→ Exercise requirements: Restate the data exactly as given and keep the pictures out.

→ Given information:

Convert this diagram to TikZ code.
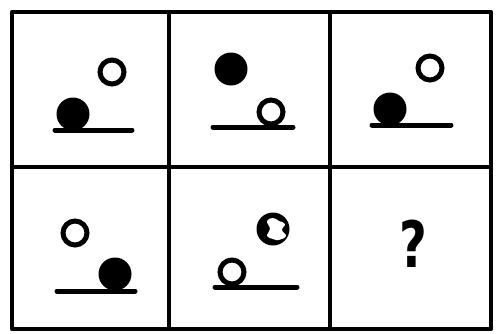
\documentclass[tikz,border=0pt]{standalone}
\usepackage{fontspec}
\newfontfamily\queryfont{DejaVu Sans}
\usetikzlibrary{positioning}

\begin{document}
\begin{tikzpicture}[
    x=1pt, y=-1pt,
    frame/.style={line width=4.5pt, line join=round},
    ring/.style={circle, draw, line width=5pt, minimum size=24pt, inner sep=0pt},
    ball/.style={circle, fill=black, minimum size=33pt, inner sep=0pt},
    floor/.style={line width=5pt, line cap=round}
]
\useasboundingbox (0,0) rectangle (499,333);

% === Grid ===
\draw[frame] (12,12) rectangle (491,329);
\draw[frame] (169,12) -- (169,329);
\draw[frame] (330,12) -- (330,329);
\draw[frame] (12,167) -- (491,167);

% === Top row ===
% cell 1
\node[ring] (ringA) at (112,72) {};
\node[ball] (ballA) at (73,114) {};
\coordinate (floorAl) at (55,130);
\coordinate (floorAr) at (132,130);
\draw[floor] (floorAl) -- (floorAr);

% cell 2
\node[ball] (ballB) at (231,69) {};
\node[ring] (ringB) at (271,112) {};
\coordinate (floorBl) at (213,127);
\coordinate (floorBr) at (293,127);
\draw[floor] (floorBl) -- (floorBr);

% cell 3
\node[ring] (ringC) at (430,68) {};
\node[ball] (ballC) at (390,109) {};
\coordinate (floorCl) at (372,125);
\coordinate (floorCr) at (451,125);
\draw[floor] (floorCl) -- (floorCr);

% === Bottom row ===
% cell 4
\node[ring] (ringD) at (75,233) {};
\node[ball] (ballD) at (115,274) {};
\coordinate (floorDl) at (57,291);
\coordinate (floorDr) at (135,291);
\draw[floor] (floorDl) -- (floorDr);

% cell 5
\node[ball] (ballE) at (273,229) {};
\fill[white] plot[smooth cycle, tension=0.7] coordinates
    {(267,221) (273,218) (279,221) (285,224) (282,230) (286,236) (279,240) (273,239) (267,236) (270,229)};
\node[ring] (ringE) at (232,272) {};
\coordinate (floorEl) at (215,287);
\coordinate (floorEr) at (297,287);
\draw[floor] (floorEl) -- (floorEr);

% cell 6
\node[font=\queryfont\bfseries\fontsize{64}{66}\selectfont, inner sep=0pt, transform shape, xscale=0.75] (query) at (413,244) {?};

\end{tikzpicture}
\end{document}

→ Response:
Convert this diagram to TikZ code.
\documentclass[tikz,border=0pt]{standalone}
\usepackage{fontspec}
\newfontfamily\queryfont{DejaVu Sans}
\usetikzlibrary{positioning}

\begin{document}
\begin{tikzpicture}[
    x=1pt, y=-1pt,
    frame/.style={line width=4.5pt, line join=round},
    ring/.style={circle, draw, line width=5pt, minimum size=24pt, inner sep=0pt},
    ball/.style={circle, fill=black, minimum size=33pt, inner sep=0pt},
    floor/.style={line width=5pt, line cap=round}
]
\useasboundingbox (0,0) rectangle (499,333);

% === Grid ===
\draw[frame] (12,12) rectangle (491,329);
\draw[frame] (169,12) -- (169,329);
\draw[frame] (330,12) -- (330,329);
\draw[frame] (12,167) -- (491,167);

% === Top row ===
% cell 1
\node[ring] (ringA) at (112,72) {};
\node[ball] (ballA) at (73,114) {};
\coordinate (floorAl) at (55,130);
\coordinate (floorAr) at (132,130);
\draw[floor] (floorAl) -- (floorAr);

% cell 2
\node[ball] (ballB) at (231,69) {};
\node[ring] (ringB) at (271,112) {};
\coordinate (floorBl) at (213,127);
\coordinate (floorBr) at (293,127);
\draw[floor] (floorBl) -- (floorBr);

% cell 3
\node[ring] (ringC) at (430,68) {};
\node[ball] (ballC) at (390,109) {};
\coordinate (floorCl) at (372,125);
\coordinate (floorCr) at (451,125);
\draw[floor] (floorCl) -- (floorCr);

% === Bottom row ===
% cell 4
\node[ring] (ringD) at (75,233) {};
\node[ball] (ballD) at (115,274) {};
\coordinate (floorDl) at (57,291);
\coordinate (floorDr) at (135,291);
\draw[floor] (floorDl) -- (floorDr);

% cell 5
\node[ball] (ballE) at (273,229) {};
\fill[white] plot[smooth cycle, tension=0.7] coordinates
    {(267,221) (273,218) (279,221) (285,224) (282,230) (286,236) (279,240) (273,239) (267,236) (270,229)};
\node[ring] (ringE) at (232,272) {};
\coordinate (floorEl) at (215,287);
\coordinate (floorEr) at (297,287);
\draw[floor] (floorEl) -- (floorEr);

% cell 6
\node[font=\queryfont\bfseries\fontsize{64}{66}\selectfont, inner sep=0pt, transform shape, xscale=0.75] (query) at (413,244) {?};

\end{tikzpicture}
\end{document}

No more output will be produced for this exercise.